• _GIVEN RECORDS_:
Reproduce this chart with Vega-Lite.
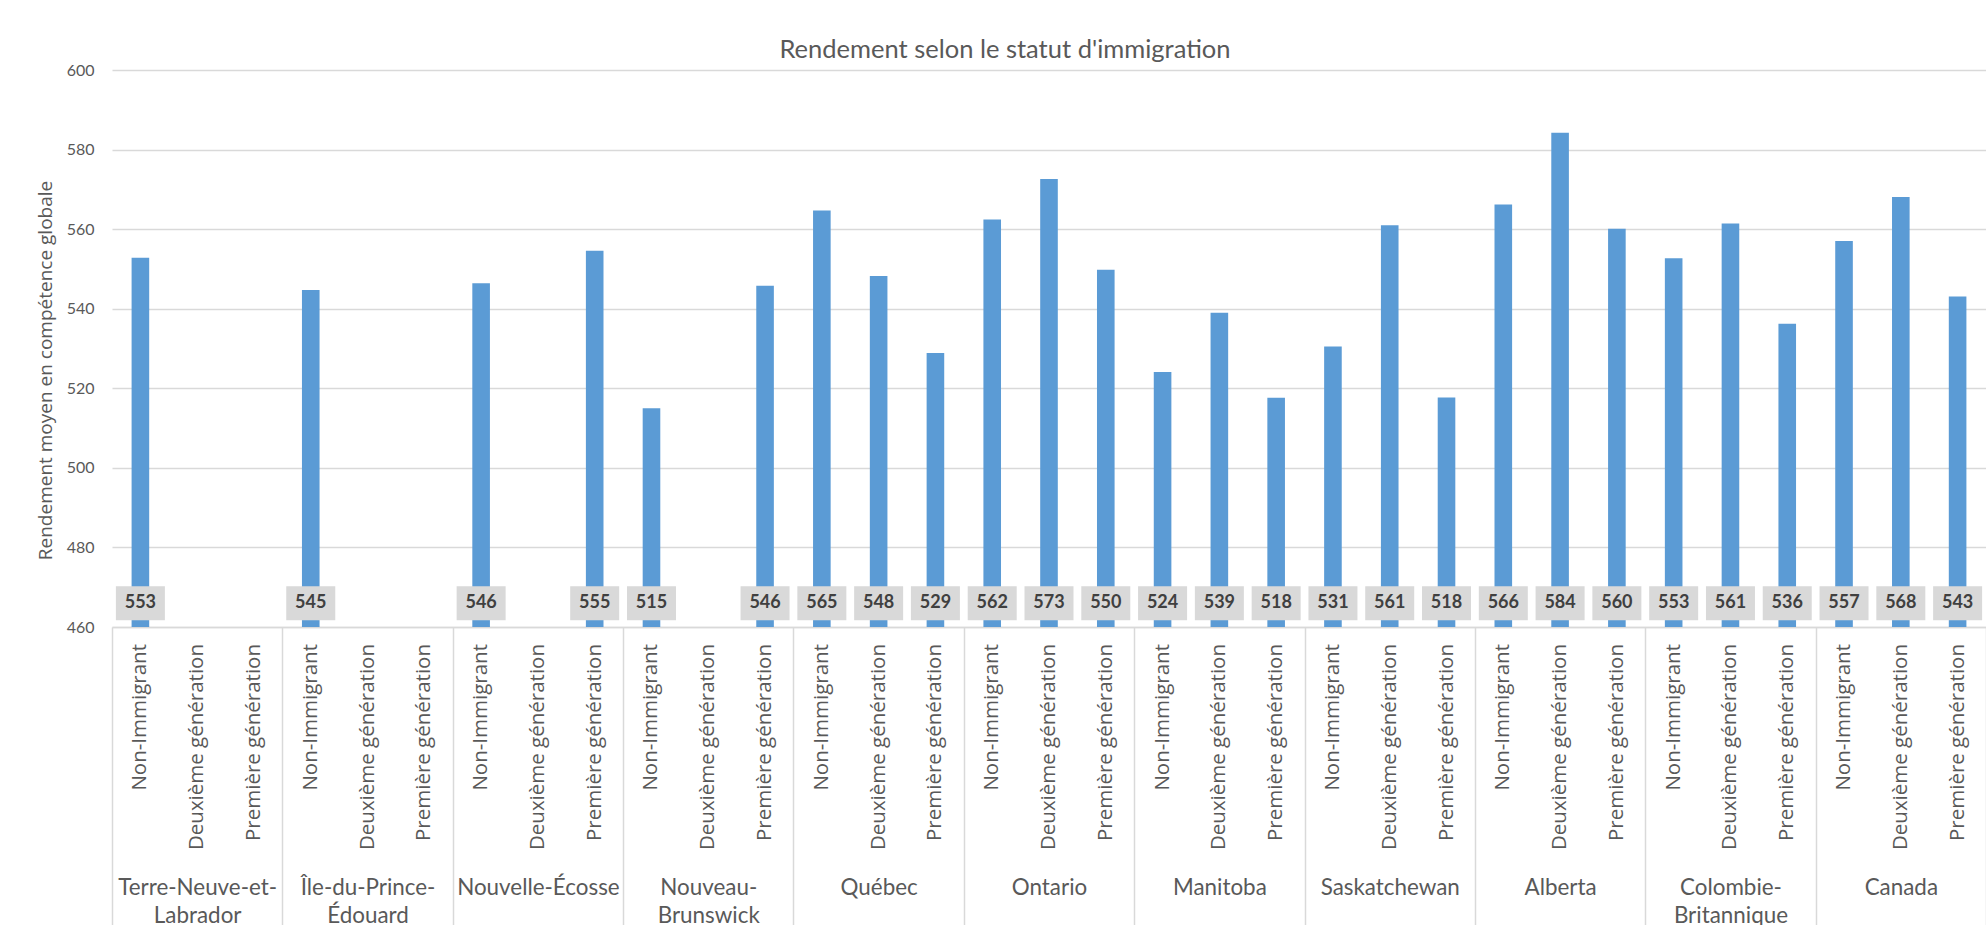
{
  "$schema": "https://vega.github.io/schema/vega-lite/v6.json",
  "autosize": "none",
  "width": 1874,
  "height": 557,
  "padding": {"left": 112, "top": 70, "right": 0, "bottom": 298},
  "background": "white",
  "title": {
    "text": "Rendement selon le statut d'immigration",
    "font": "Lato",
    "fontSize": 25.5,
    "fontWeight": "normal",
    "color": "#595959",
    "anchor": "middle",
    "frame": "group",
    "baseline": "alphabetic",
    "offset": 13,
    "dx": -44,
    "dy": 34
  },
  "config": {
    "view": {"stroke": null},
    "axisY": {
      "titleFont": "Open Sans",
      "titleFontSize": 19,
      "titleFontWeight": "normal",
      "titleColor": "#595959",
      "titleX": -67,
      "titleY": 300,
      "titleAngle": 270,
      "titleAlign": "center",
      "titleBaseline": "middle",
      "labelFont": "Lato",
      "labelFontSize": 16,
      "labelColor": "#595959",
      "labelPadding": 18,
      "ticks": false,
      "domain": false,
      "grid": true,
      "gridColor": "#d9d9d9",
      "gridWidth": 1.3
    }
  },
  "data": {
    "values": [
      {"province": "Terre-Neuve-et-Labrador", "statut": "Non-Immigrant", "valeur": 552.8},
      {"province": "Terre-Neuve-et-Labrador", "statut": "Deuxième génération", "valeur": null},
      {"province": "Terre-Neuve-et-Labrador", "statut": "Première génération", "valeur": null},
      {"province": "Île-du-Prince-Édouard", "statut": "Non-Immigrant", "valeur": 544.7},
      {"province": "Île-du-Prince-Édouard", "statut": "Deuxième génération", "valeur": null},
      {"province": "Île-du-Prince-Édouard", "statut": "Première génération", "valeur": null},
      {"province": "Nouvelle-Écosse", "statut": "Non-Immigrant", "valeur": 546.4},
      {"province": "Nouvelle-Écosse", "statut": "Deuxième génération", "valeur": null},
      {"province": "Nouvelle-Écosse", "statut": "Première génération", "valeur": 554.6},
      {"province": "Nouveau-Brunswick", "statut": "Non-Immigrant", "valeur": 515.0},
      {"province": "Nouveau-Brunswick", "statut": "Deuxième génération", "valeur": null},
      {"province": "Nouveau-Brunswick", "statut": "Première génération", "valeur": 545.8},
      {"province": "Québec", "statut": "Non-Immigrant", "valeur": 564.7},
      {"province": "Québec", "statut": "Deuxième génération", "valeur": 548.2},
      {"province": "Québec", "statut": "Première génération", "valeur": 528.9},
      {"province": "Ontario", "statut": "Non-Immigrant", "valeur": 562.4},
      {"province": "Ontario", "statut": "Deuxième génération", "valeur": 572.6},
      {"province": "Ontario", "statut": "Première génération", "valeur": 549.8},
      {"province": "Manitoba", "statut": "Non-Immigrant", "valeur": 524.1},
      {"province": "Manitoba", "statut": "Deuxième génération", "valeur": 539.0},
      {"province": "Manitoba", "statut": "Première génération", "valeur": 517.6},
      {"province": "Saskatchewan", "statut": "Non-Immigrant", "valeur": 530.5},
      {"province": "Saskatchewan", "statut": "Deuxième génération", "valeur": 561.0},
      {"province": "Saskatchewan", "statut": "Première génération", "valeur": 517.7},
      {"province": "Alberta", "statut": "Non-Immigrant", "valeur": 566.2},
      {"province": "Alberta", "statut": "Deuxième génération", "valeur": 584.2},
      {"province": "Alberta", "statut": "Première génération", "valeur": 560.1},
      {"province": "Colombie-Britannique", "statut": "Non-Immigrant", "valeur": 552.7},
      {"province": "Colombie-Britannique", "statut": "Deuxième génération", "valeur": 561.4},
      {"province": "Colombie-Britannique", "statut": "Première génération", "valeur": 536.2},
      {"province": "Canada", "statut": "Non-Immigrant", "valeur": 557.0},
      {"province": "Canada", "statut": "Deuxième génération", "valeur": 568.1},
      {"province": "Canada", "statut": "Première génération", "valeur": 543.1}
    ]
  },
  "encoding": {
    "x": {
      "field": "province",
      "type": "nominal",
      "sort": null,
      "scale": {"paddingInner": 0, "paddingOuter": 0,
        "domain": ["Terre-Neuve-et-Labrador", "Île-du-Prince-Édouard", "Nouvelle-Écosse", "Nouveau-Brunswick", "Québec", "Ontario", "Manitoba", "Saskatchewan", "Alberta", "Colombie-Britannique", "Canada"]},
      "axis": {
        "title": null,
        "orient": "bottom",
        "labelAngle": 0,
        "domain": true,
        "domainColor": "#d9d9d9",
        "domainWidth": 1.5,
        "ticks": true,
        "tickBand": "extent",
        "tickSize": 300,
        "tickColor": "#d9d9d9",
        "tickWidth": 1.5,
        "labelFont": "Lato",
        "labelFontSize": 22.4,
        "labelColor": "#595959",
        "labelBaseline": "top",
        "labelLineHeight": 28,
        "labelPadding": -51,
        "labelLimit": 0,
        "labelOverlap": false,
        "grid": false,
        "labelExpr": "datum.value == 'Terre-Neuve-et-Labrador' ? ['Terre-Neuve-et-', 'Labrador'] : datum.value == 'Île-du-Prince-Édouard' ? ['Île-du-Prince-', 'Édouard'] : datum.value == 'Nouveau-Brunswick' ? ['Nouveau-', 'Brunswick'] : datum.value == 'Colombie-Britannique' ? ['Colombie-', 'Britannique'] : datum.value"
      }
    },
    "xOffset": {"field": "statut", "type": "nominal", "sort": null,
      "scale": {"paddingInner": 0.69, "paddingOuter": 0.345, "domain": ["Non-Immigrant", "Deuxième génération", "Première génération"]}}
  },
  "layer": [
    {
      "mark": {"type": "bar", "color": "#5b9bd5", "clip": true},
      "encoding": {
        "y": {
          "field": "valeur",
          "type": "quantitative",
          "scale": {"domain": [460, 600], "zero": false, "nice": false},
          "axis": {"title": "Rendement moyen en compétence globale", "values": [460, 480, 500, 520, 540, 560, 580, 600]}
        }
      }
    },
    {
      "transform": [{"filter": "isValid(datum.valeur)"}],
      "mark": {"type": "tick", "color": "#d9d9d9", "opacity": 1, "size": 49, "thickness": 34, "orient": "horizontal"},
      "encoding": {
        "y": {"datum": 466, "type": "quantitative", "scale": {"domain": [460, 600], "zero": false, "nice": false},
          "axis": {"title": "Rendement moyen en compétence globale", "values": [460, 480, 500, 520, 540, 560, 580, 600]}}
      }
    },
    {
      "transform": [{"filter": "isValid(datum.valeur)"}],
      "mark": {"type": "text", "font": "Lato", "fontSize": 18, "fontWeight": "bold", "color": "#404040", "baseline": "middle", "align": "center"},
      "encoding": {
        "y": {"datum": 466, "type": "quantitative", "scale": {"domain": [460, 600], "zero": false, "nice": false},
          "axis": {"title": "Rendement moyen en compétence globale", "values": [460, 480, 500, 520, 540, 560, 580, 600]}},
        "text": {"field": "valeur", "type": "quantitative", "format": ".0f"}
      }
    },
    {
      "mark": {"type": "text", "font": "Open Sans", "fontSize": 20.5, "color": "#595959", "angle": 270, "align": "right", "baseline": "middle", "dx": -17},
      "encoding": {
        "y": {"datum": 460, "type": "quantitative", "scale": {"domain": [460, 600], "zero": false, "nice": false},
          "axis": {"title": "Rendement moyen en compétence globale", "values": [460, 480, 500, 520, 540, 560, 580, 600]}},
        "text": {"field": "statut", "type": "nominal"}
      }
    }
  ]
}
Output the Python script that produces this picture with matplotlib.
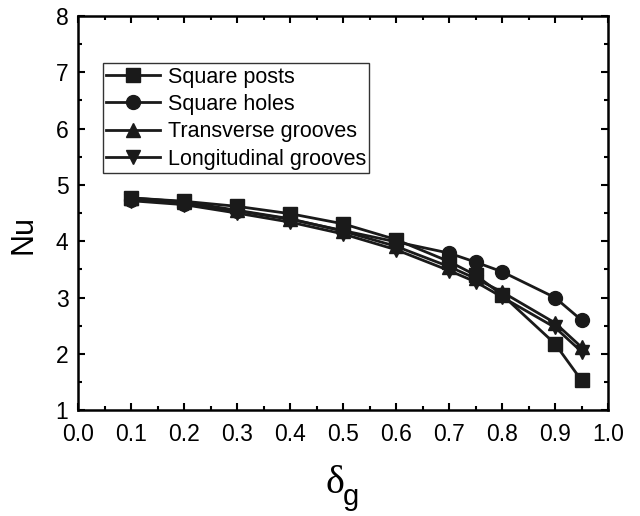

• _WORK INSTRUCTIONS_:
Scan the data above; copy every line where "with" appears.

• _CORRECT RESPONSE_:
Reproduce this chart with Vega-Lite.
Output the Python script that produces this picture with matplotlib.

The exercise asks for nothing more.